Merci de m'avoir lu jusque là — vous êtes persévérant — et bonnes fêtes de fin d'année à toutes et tous !
1. PoV ! Hou là là, ce n'est pas bien !
2. C'est toujours un exercice stimulant que de se faire l'avocat du "diable".
3. Ce qui, d'un point de vue théorique, est assez étonnant. Les administrateurs ne sont en effet pas élus par la communauté pour la représenter, juste pour appliquer les décisions communautaires avec leurs outils techniques spécifiques. Pourtant, c'est ce qu'induit cette notion de "blocage communautaire", vu que seuls les administrateurs ont le droit d'y prendre part.
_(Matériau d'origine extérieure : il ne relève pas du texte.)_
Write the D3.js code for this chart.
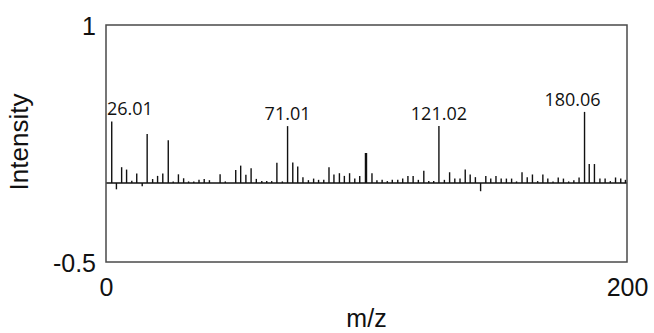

Et ce, sans aucun cadre règlementaire précis. Et en doublon avec les prérogatives du Comité d'arbitrage — toujours cet insoluble problème de la répartition des compétences. L'actuelle crise frappant celui-ci explique sans doute cet état de fait et la sensible augmentation des "blocages communautaires" observée cette année.
4. Ou, et c'est beaucoup moins bien passé, avait piraté le compte de Gronico. Ce qu'on lui fait payer aujourd'hui, ne nous leurrons pas.
5. C'est, petit rappel, ce qui justifie que les vérificateurs d'adresse IP ne soient pas désignés par la communauté. Parce que ce rôle très technique ne doit pas être attribué selon un concours de popularité.
6. Il ne faut certes pas surestimer le clanisme, mais pas non plus être aveugle...
7. Enfin, la nuance est faible. Et les conséquences identiques.
8. Tout de go, je dirais trois ou quatre ans. Mais je ne suis pas sûr du tout que cela serait consensuel.
9. De mémoire : Alphos, Chandres, Orlodrim, Savant-fou et Vyk. Dites-le moi si j'en ai oublié.